EXERCISE PROMPT
Give all the lines below again, exactly, with no pictures.

SUPPLIED INFORMATION
++++++

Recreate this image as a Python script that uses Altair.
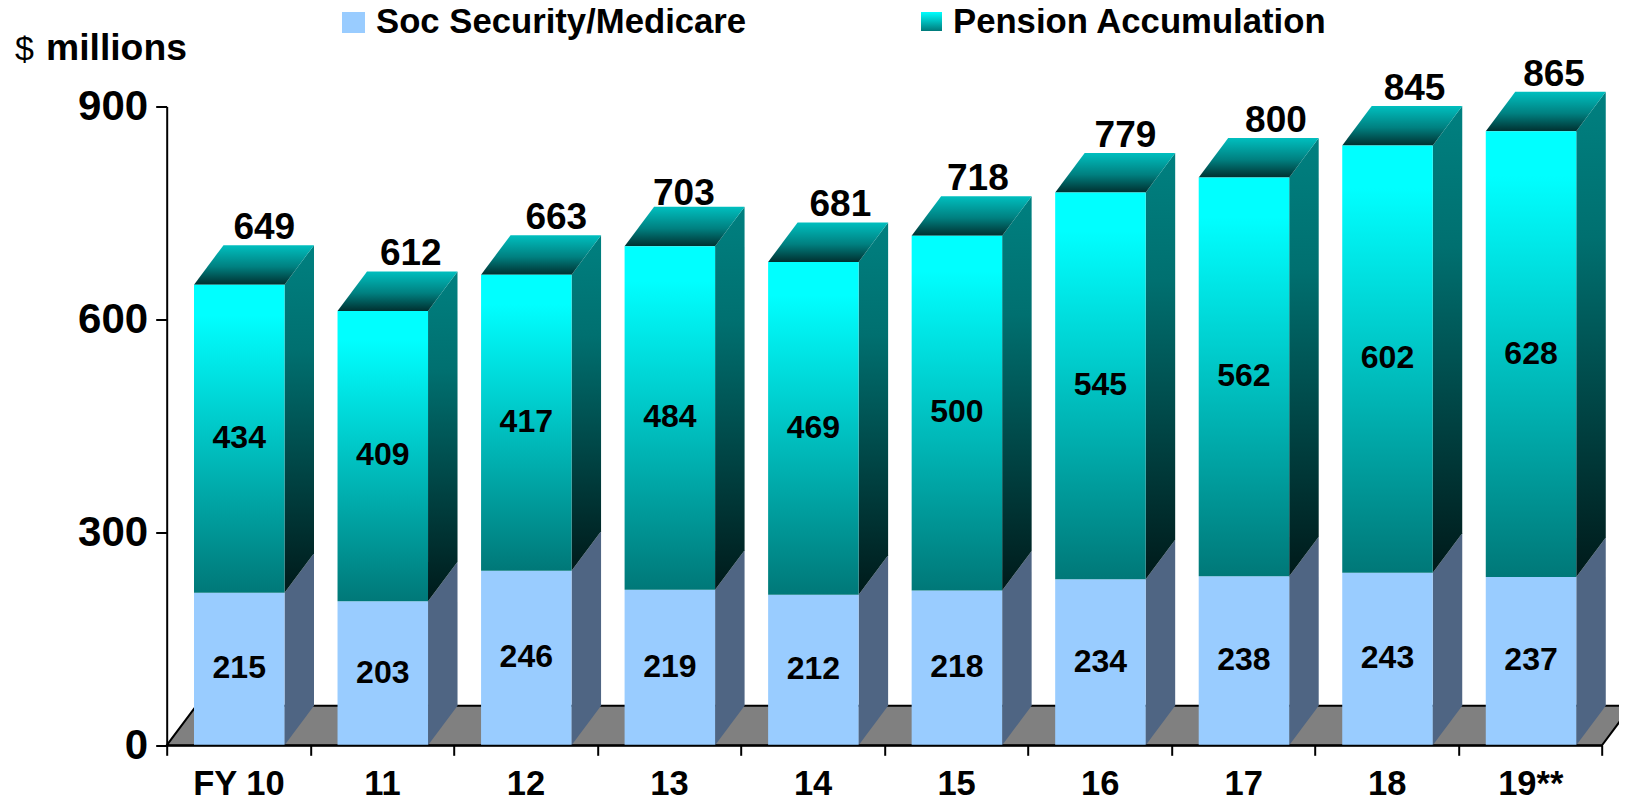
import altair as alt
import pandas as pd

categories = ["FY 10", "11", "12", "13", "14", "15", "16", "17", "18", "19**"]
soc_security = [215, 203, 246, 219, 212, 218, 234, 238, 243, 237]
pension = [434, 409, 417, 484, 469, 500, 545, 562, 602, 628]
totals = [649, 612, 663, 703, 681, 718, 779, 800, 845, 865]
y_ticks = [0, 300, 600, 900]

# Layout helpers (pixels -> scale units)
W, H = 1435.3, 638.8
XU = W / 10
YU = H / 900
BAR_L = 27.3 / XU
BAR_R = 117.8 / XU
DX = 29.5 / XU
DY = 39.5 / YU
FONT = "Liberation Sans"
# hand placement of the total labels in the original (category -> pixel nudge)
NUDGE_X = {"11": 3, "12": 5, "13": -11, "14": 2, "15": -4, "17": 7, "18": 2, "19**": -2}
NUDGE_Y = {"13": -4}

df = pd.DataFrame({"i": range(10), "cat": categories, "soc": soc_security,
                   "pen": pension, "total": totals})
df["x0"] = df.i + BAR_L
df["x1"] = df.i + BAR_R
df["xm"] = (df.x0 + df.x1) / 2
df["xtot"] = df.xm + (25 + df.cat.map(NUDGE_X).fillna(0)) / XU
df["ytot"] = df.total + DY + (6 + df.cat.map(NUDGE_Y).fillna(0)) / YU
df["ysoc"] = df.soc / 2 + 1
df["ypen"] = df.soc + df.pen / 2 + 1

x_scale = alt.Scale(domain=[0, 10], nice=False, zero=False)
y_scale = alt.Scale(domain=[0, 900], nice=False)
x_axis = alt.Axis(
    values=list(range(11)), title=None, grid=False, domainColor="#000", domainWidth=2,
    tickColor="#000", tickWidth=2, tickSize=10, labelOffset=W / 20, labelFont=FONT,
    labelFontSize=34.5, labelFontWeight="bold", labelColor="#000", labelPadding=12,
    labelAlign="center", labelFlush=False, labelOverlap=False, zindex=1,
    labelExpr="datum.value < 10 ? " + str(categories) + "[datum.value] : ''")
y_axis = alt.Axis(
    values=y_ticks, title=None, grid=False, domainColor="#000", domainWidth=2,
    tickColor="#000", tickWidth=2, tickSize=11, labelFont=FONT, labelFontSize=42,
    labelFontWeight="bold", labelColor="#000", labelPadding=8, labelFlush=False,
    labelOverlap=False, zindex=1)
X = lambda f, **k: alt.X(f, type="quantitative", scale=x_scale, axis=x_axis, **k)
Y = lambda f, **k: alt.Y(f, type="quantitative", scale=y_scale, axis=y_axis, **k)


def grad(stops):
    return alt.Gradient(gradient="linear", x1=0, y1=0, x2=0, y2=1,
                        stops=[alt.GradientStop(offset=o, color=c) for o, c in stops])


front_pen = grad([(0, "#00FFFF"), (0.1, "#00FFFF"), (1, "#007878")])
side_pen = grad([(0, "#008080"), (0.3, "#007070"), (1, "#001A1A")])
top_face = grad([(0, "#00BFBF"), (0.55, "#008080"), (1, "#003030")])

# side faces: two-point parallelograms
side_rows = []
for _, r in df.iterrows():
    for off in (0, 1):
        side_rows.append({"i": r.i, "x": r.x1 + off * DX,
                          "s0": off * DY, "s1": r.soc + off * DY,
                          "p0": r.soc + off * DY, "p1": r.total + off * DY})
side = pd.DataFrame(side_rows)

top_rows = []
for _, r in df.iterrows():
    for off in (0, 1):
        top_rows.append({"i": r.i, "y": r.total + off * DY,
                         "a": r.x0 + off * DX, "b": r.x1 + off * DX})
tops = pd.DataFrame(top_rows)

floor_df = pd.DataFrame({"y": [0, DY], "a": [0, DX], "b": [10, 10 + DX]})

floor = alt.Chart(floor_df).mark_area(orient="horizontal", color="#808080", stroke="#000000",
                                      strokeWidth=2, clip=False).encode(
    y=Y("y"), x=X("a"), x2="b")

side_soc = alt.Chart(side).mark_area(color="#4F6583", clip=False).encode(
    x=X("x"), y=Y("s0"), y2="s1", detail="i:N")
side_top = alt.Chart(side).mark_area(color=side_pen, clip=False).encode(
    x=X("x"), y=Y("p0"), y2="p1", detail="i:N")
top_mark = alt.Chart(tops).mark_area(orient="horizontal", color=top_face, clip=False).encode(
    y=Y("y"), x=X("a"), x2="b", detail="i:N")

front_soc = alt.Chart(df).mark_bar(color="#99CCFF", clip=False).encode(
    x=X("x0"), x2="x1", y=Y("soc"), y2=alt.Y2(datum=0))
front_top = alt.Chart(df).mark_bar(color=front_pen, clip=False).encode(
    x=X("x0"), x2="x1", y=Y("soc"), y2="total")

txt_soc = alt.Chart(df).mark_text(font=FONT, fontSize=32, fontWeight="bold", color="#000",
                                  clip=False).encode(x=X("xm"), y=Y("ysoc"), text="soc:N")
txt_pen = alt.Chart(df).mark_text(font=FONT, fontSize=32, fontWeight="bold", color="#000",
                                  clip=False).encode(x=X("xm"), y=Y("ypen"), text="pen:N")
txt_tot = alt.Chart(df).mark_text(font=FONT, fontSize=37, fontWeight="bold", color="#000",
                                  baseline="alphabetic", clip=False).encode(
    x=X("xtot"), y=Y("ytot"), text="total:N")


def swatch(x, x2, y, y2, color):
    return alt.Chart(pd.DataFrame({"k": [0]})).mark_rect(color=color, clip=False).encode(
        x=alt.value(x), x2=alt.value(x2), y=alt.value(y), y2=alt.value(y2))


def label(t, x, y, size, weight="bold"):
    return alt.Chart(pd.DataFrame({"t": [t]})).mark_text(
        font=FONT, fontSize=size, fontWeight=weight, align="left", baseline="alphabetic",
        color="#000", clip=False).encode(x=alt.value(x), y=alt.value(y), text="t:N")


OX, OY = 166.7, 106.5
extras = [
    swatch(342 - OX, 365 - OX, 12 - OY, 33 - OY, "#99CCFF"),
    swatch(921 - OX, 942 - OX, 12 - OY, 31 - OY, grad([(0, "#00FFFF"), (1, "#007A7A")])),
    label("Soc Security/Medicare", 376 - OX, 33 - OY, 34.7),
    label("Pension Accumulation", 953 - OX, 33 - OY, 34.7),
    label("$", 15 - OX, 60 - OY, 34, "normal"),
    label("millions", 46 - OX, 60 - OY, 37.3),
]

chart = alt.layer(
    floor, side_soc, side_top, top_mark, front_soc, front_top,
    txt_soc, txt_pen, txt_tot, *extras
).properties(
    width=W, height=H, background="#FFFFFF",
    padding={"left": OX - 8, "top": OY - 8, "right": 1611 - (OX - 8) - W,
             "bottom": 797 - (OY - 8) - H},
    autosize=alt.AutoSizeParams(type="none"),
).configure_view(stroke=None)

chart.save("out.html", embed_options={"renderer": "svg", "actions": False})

++++++

RESPONSE TO THE EXERCISE
Recreate this image as a Python script that uses Altair.
import altair as alt
import pandas as pd

categories = ["FY 10", "11", "12", "13", "14", "15", "16", "17", "18", "19**"]
soc_security = [215, 203, 246, 219, 212, 218, 234, 238, 243, 237]
pension = [434, 409, 417, 484, 469, 500, 545, 562, 602, 628]
totals = [649, 612, 663, 703, 681, 718, 779, 800, 845, 865]
y_ticks = [0, 300, 600, 900]

# Layout helpers (pixels -> scale units)
W, H = 1435.3, 638.8
XU = W / 10
YU = H / 900
BAR_L = 27.3 / XU
BAR_R = 117.8 / XU
DX = 29.5 / XU
DY = 39.5 / YU
FONT = "Liberation Sans"
# hand placement of the total labels in the original (category -> pixel nudge)
NUDGE_X = {"11": 3, "12": 5, "13": -11, "14": 2, "15": -4, "17": 7, "18": 2, "19**": -2}
NUDGE_Y = {"13": -4}

df = pd.DataFrame({"i": range(10), "cat": categories, "soc": soc_security,
                   "pen": pension, "total": totals})
df["x0"] = df.i + BAR_L
df["x1"] = df.i + BAR_R
df["xm"] = (df.x0 + df.x1) / 2
df["xtot"] = df.xm + (25 + df.cat.map(NUDGE_X).fillna(0)) / XU
df["ytot"] = df.total + DY + (6 + df.cat.map(NUDGE_Y).fillna(0)) / YU
df["ysoc"] = df.soc / 2 + 1
df["ypen"] = df.soc + df.pen / 2 + 1

x_scale = alt.Scale(domain=[0, 10], nice=False, zero=False)
y_scale = alt.Scale(domain=[0, 900], nice=False)
x_axis = alt.Axis(
    values=list(range(11)), title=None, grid=False, domainColor="#000", domainWidth=2,
    tickColor="#000", tickWidth=2, tickSize=10, labelOffset=W / 20, labelFont=FONT,
    labelFontSize=34.5, labelFontWeight="bold", labelColor="#000", labelPadding=12,
    labelAlign="center", labelFlush=False, labelOverlap=False, zindex=1,
    labelExpr="datum.value < 10 ? " + str(categories) + "[datum.value] : ''")
y_axis = alt.Axis(
    values=y_ticks, title=None, grid=False, domainColor="#000", domainWidth=2,
    tickColor="#000", tickWidth=2, tickSize=11, labelFont=FONT, labelFontSize=42,
    labelFontWeight="bold", labelColor="#000", labelPadding=8, labelFlush=False,
    labelOverlap=False, zindex=1)
X = lambda f, **k: alt.X(f, type="quantitative", scale=x_scale, axis=x_axis, **k)
Y = lambda f, **k: alt.Y(f, type="quantitative", scale=y_scale, axis=y_axis, **k)


def grad(stops):
    return alt.Gradient(gradient="linear", x1=0, y1=0, x2=0, y2=1,
                        stops=[alt.GradientStop(offset=o, color=c) for o, c in stops])


front_pen = grad([(0, "#00FFFF"), (0.1, "#00FFFF"), (1, "#007878")])
side_pen = grad([(0, "#008080"), (0.3, "#007070"), (1, "#001A1A")])
top_face = grad([(0, "#00BFBF"), (0.55, "#008080"), (1, "#003030")])

# side faces: two-point parallelograms
side_rows = []
for _, r in df.iterrows():
    for off in (0, 1):
        side_rows.append({"i": r.i, "x": r.x1 + off * DX,
                          "s0": off * DY, "s1": r.soc + off * DY,
                          "p0": r.soc + off * DY, "p1": r.total + off * DY})
side = pd.DataFrame(side_rows)

top_rows = []
for _, r in df.iterrows():
    for off in (0, 1):
        top_rows.append({"i": r.i, "y": r.total + off * DY,
                         "a": r.x0 + off * DX, "b": r.x1 + off * DX})
tops = pd.DataFrame(top_rows)

floor_df = pd.DataFrame({"y": [0, DY], "a": [0, DX], "b": [10, 10 + DX]})

floor = alt.Chart(floor_df).mark_area(orient="horizontal", color="#808080", stroke="#000000",
                                      strokeWidth=2, clip=False).encode(
    y=Y("y"), x=X("a"), x2="b")

side_soc = alt.Chart(side).mark_area(color="#4F6583", clip=False).encode(
    x=X("x"), y=Y("s0"), y2="s1", detail="i:N")
side_top = alt.Chart(side).mark_area(color=side_pen, clip=False).encode(
    x=X("x"), y=Y("p0"), y2="p1", detail="i:N")
top_mark = alt.Chart(tops).mark_area(orient="horizontal", color=top_face, clip=False).encode(
    y=Y("y"), x=X("a"), x2="b", detail="i:N")

front_soc = alt.Chart(df).mark_bar(color="#99CCFF", clip=False).encode(
    x=X("x0"), x2="x1", y=Y("soc"), y2=alt.Y2(datum=0))
front_top = alt.Chart(df).mark_bar(color=front_pen, clip=False).encode(
    x=X("x0"), x2="x1", y=Y("soc"), y2="total")

txt_soc = alt.Chart(df).mark_text(font=FONT, fontSize=32, fontWeight="bold", color="#000",
                                  clip=False).encode(x=X("xm"), y=Y("ysoc"), text="soc:N")
txt_pen = alt.Chart(df).mark_text(font=FONT, fontSize=32, fontWeight="bold", color="#000",
                                  clip=False).encode(x=X("xm"), y=Y("ypen"), text="pen:N")
txt_tot = alt.Chart(df).mark_text(font=FONT, fontSize=37, fontWeight="bold", color="#000",
                                  baseline="alphabetic", clip=False).encode(
    x=X("xtot"), y=Y("ytot"), text="total:N")


def swatch(x, x2, y, y2, color):
    return alt.Chart(pd.DataFrame({"k": [0]})).mark_rect(color=color, clip=False).encode(
        x=alt.value(x), x2=alt.value(x2), y=alt.value(y), y2=alt.value(y2))


def label(t, x, y, size, weight="bold"):
    return alt.Chart(pd.DataFrame({"t": [t]})).mark_text(
        font=FONT, fontSize=size, fontWeight=weight, align="left", baseline="alphabetic",
        color="#000", clip=False).encode(x=alt.value(x), y=alt.value(y), text="t:N")


OX, OY = 166.7, 106.5
extras = [
    swatch(342 - OX, 365 - OX, 12 - OY, 33 - OY, "#99CCFF"),
    swatch(921 - OX, 942 - OX, 12 - OY, 31 - OY, grad([(0, "#00FFFF"), (1, "#007A7A")])),
    label("Soc Security/Medicare", 376 - OX, 33 - OY, 34.7),
    label("Pension Accumulation", 953 - OX, 33 - OY, 34.7),
    label("$", 15 - OX, 60 - OY, 34, "normal"),
    label("millions", 46 - OX, 60 - OY, 37.3),
]

chart = alt.layer(
    floor, side_soc, side_top, top_mark, front_soc, front_top,
    txt_soc, txt_pen, txt_tot, *extras
).properties(
    width=W, height=H, background="#FFFFFF",
    padding={"left": OX - 8, "top": OY - 8, "right": 1611 - (OX - 8) - W,
             "bottom": 797 - (OY - 8) - H},
    autosize=alt.AutoSizeParams(type="none"),
).configure_view(stroke=None)

chart.save("out.html", embed_options={"renderer": "svg", "actions": False})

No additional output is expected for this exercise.